__YOUR INSTRUCTIONS__.
Omit the images, then output each of the records below exactly.

>> start

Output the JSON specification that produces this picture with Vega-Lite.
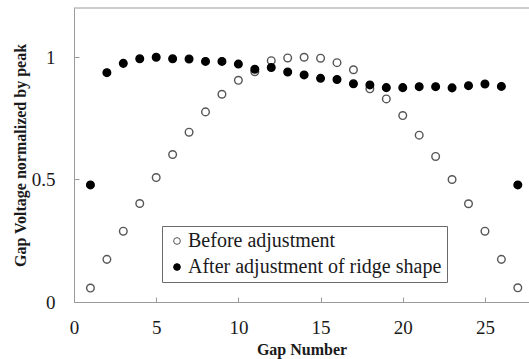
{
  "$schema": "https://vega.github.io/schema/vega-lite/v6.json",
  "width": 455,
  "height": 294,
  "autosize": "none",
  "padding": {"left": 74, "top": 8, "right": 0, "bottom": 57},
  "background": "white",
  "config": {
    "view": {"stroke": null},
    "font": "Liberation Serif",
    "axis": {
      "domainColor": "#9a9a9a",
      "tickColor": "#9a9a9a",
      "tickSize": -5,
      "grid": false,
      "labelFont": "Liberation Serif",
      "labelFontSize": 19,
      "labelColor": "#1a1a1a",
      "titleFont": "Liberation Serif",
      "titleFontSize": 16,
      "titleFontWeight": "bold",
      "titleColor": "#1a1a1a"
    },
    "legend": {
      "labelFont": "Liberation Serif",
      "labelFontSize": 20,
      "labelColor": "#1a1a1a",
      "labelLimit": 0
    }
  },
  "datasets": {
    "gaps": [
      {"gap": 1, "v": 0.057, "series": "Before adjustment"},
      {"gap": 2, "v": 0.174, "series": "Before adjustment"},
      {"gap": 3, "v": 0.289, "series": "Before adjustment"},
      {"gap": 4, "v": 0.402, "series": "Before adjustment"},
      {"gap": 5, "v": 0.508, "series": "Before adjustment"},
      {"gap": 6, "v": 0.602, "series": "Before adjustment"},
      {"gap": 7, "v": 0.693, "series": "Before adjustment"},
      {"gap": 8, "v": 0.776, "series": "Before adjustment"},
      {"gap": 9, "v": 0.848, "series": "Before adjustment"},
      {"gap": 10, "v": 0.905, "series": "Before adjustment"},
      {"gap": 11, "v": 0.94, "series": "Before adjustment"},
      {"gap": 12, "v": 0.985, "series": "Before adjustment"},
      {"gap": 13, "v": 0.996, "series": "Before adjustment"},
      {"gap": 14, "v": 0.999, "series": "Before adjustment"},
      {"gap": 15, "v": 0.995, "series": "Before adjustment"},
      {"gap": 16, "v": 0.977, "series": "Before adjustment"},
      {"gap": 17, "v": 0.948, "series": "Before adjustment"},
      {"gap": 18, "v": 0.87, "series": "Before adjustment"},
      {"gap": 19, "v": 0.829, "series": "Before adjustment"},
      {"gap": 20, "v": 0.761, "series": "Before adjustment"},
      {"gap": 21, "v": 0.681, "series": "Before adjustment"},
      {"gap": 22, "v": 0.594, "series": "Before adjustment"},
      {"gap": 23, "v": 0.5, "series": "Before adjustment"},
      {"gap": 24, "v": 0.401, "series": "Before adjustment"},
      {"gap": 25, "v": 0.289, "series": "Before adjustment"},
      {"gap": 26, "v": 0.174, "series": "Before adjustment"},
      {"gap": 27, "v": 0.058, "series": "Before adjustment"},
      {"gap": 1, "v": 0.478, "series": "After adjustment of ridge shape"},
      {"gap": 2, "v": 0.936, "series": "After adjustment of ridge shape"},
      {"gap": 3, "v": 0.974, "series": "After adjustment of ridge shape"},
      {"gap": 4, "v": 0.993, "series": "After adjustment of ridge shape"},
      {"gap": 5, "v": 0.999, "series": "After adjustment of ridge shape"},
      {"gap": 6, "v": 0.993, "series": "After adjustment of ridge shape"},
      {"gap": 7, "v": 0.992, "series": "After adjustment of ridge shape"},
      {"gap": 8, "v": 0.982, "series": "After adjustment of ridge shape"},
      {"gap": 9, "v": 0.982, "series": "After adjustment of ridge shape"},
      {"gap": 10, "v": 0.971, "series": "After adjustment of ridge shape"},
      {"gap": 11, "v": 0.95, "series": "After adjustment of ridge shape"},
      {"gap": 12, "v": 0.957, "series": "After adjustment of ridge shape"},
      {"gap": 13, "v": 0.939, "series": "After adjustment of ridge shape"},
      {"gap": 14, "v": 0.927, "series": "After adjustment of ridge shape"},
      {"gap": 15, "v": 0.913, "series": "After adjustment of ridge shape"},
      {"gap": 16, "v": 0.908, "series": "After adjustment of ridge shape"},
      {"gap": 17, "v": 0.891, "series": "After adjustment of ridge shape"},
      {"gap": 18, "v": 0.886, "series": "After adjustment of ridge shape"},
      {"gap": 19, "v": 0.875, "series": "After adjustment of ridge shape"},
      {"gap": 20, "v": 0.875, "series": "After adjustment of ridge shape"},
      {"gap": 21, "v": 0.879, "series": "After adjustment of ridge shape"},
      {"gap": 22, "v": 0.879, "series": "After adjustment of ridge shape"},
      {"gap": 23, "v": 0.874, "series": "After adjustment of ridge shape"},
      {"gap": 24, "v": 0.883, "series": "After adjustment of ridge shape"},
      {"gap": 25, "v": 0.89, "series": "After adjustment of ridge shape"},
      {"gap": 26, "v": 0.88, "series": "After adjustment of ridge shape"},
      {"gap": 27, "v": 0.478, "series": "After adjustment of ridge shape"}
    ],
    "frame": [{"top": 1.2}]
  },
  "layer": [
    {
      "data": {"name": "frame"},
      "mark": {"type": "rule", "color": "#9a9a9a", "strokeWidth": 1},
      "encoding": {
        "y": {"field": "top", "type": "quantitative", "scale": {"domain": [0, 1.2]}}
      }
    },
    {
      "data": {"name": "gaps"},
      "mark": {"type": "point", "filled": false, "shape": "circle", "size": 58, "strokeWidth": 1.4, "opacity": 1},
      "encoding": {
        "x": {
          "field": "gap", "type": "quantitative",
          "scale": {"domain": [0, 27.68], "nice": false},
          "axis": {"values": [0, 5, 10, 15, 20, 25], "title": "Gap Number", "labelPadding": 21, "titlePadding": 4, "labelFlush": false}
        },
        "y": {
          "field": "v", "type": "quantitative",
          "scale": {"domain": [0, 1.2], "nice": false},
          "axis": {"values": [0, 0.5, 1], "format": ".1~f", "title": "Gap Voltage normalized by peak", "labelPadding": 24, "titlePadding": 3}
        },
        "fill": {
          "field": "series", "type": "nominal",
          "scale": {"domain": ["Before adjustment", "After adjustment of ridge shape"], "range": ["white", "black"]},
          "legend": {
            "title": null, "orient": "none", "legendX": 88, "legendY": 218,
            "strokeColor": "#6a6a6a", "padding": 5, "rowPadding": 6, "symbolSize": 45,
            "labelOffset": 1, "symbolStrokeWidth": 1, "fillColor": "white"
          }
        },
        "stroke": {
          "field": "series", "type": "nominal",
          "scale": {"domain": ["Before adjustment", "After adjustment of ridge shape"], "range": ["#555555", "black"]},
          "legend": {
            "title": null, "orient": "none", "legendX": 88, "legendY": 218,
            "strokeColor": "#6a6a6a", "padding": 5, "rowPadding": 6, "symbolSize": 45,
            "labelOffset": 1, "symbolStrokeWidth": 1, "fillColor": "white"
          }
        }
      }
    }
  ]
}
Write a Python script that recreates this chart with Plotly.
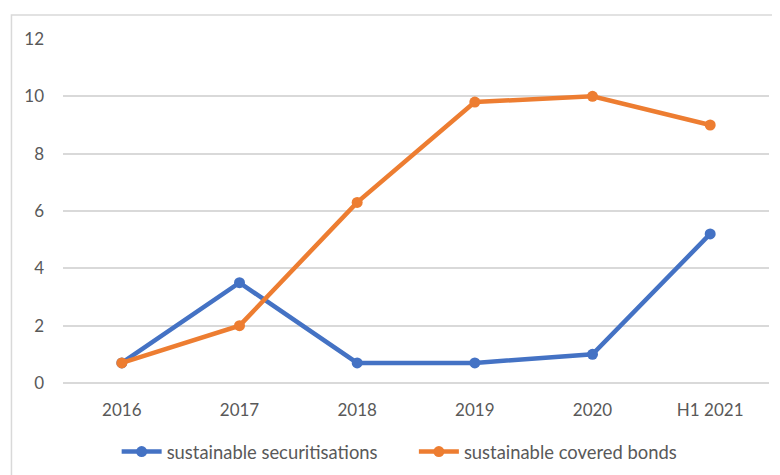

>> end

__RIGHT ANSWER__.
Output the JSON specification that produces this picture with Vega-Lite.
{
  "$schema": "https://vega.github.io/schema/vega-lite/v6.json",
  "width": 455,
  "height": 294,
  "autosize": "none",
  "padding": {"left": 74, "top": 8, "right": 0, "bottom": 57},
  "background": "white",
  "config": {
    "view": {"stroke": null},
    "font": "Liberation Serif",
    "axis": {
      "domainColor": "#9a9a9a",
      "tickColor": "#9a9a9a",
      "tickSize": -5,
      "grid": false,
      "labelFont": "Liberation Serif",
      "labelFontSize": 19,
      "labelColor": "#1a1a1a",
      "titleFont": "Liberation Serif",
      "titleFontSize": 16,
      "titleFontWeight": "bold",
      "titleColor": "#1a1a1a"
    },
    "legend": {
      "labelFont": "Liberation Serif",
      "labelFontSize": 20,
      "labelColor": "#1a1a1a",
      "labelLimit": 0
    }
  },
  "datasets": {
    "gaps": [
      {"gap": 1, "v": 0.057, "series": "Before adjustment"},
      {"gap": 2, "v": 0.174, "series": "Before adjustment"},
      {"gap": 3, "v": 0.289, "series": "Before adjustment"},
      {"gap": 4, "v": 0.402, "series": "Before adjustment"},
      {"gap": 5, "v": 0.508, "series": "Before adjustment"},
      {"gap": 6, "v": 0.602, "series": "Before adjustment"},
      {"gap": 7, "v": 0.693, "series": "Before adjustment"},
      {"gap": 8, "v": 0.776, "series": "Before adjustment"},
      {"gap": 9, "v": 0.848, "series": "Before adjustment"},
      {"gap": 10, "v": 0.905, "series": "Before adjustment"},
      {"gap": 11, "v": 0.94, "series": "Before adjustment"},
      {"gap": 12, "v": 0.985, "series": "Before adjustment"},
      {"gap": 13, "v": 0.996, "series": "Before adjustment"},
      {"gap": 14, "v": 0.999, "series": "Before adjustment"},
      {"gap": 15, "v": 0.995, "series": "Before adjustment"},
      {"gap": 16, "v": 0.977, "series": "Before adjustment"},
      {"gap": 17, "v": 0.948, "series": "Before adjustment"},
      {"gap": 18, "v": 0.87, "series": "Before adjustment"},
      {"gap": 19, "v": 0.829, "series": "Before adjustment"},
      {"gap": 20, "v": 0.761, "series": "Before adjustment"},
      {"gap": 21, "v": 0.681, "series": "Before adjustment"},
      {"gap": 22, "v": 0.594, "series": "Before adjustment"},
      {"gap": 23, "v": 0.5, "series": "Before adjustment"},
      {"gap": 24, "v": 0.401, "series": "Before adjustment"},
      {"gap": 25, "v": 0.289, "series": "Before adjustment"},
      {"gap": 26, "v": 0.174, "series": "Before adjustment"},
      {"gap": 27, "v": 0.058, "series": "Before adjustment"},
      {"gap": 1, "v": 0.478, "series": "After adjustment of ridge shape"},
      {"gap": 2, "v": 0.936, "series": "After adjustment of ridge shape"},
      {"gap": 3, "v": 0.974, "series": "After adjustment of ridge shape"},
      {"gap": 4, "v": 0.993, "series": "After adjustment of ridge shape"},
      {"gap": 5, "v": 0.999, "series": "After adjustment of ridge shape"},
      {"gap": 6, "v": 0.993, "series": "After adjustment of ridge shape"},
      {"gap": 7, "v": 0.992, "series": "After adjustment of ridge shape"},
      {"gap": 8, "v": 0.982, "series": "After adjustment of ridge shape"},
      {"gap": 9, "v": 0.982, "series": "After adjustment of ridge shape"},
      {"gap": 10, "v": 0.971, "series": "After adjustment of ridge shape"},
      {"gap": 11, "v": 0.95, "series": "After adjustment of ridge shape"},
      {"gap": 12, "v": 0.957, "series": "After adjustment of ridge shape"},
      {"gap": 13, "v": 0.939, "series": "After adjustment of ridge shape"},
      {"gap": 14, "v": 0.927, "series": "After adjustment of ridge shape"},
      {"gap": 15, "v": 0.913, "series": "After adjustment of ridge shape"},
      {"gap": 16, "v": 0.908, "series": "After adjustment of ridge shape"},
      {"gap": 17, "v": 0.891, "series": "After adjustment of ridge shape"},
      {"gap": 18, "v": 0.886, "series": "After adjustment of ridge shape"},
      {"gap": 19, "v": 0.875, "series": "After adjustment of ridge shape"},
      {"gap": 20, "v": 0.875, "series": "After adjustment of ridge shape"},
      {"gap": 21, "v": 0.879, "series": "After adjustment of ridge shape"},
      {"gap": 22, "v": 0.879, "series": "After adjustment of ridge shape"},
      {"gap": 23, "v": 0.874, "series": "After adjustment of ridge shape"},
      {"gap": 24, "v": 0.883, "series": "After adjustment of ridge shape"},
      {"gap": 25, "v": 0.89, "series": "After adjustment of ridge shape"},
      {"gap": 26, "v": 0.88, "series": "After adjustment of ridge shape"},
      {"gap": 27, "v": 0.478, "series": "After adjustment of ridge shape"}
    ],
    "frame": [{"top": 1.2}]
  },
  "layer": [
    {
      "data": {"name": "frame"},
      "mark": {"type": "rule", "color": "#9a9a9a", "strokeWidth": 1},
      "encoding": {
        "y": {"field": "top", "type": "quantitative", "scale": {"domain": [0, 1.2]}}
      }
    },
    {
      "data": {"name": "gaps"},
      "mark": {"type": "point", "filled": false, "shape": "circle", "size": 58, "strokeWidth": 1.4, "opacity": 1},
      "encoding": {
        "x": {
          "field": "gap", "type": "quantitative",
          "scale": {"domain": [0, 27.68], "nice": false},
          "axis": {"values": [0, 5, 10, 15, 20, 25], "title": "Gap Number", "labelPadding": 21, "titlePadding": 4, "labelFlush": false}
        },
        "y": {
          "field": "v", "type": "quantitative",
          "scale": {"domain": [0, 1.2], "nice": false},
          "axis": {"values": [0, 0.5, 1], "format": ".1~f", "title": "Gap Voltage normalized by peak", "labelPadding": 24, "titlePadding": 3}
        },
        "fill": {
          "field": "series", "type": "nominal",
          "scale": {"domain": ["Before adjustment", "After adjustment of ridge shape"], "range": ["white", "black"]},
          "legend": {
            "title": null, "orient": "none", "legendX": 88, "legendY": 218,
            "strokeColor": "#6a6a6a", "padding": 5, "rowPadding": 6, "symbolSize": 45,
            "labelOffset": 1, "symbolStrokeWidth": 1, "fillColor": "white"
          }
        },
        "stroke": {
          "field": "series", "type": "nominal",
          "scale": {"domain": ["Before adjustment", "After adjustment of ridge shape"], "range": ["#555555", "black"]},
          "legend": {
            "title": null, "orient": "none", "legendX": 88, "legendY": 218,
            "strokeColor": "#6a6a6a", "padding": 5, "rowPadding": 6, "symbolSize": 45,
            "labelOffset": 1, "symbolStrokeWidth": 1, "fillColor": "white"
          }
        }
      }
    }
  ]
}
Write a Python script that recreates this chart with Plotly.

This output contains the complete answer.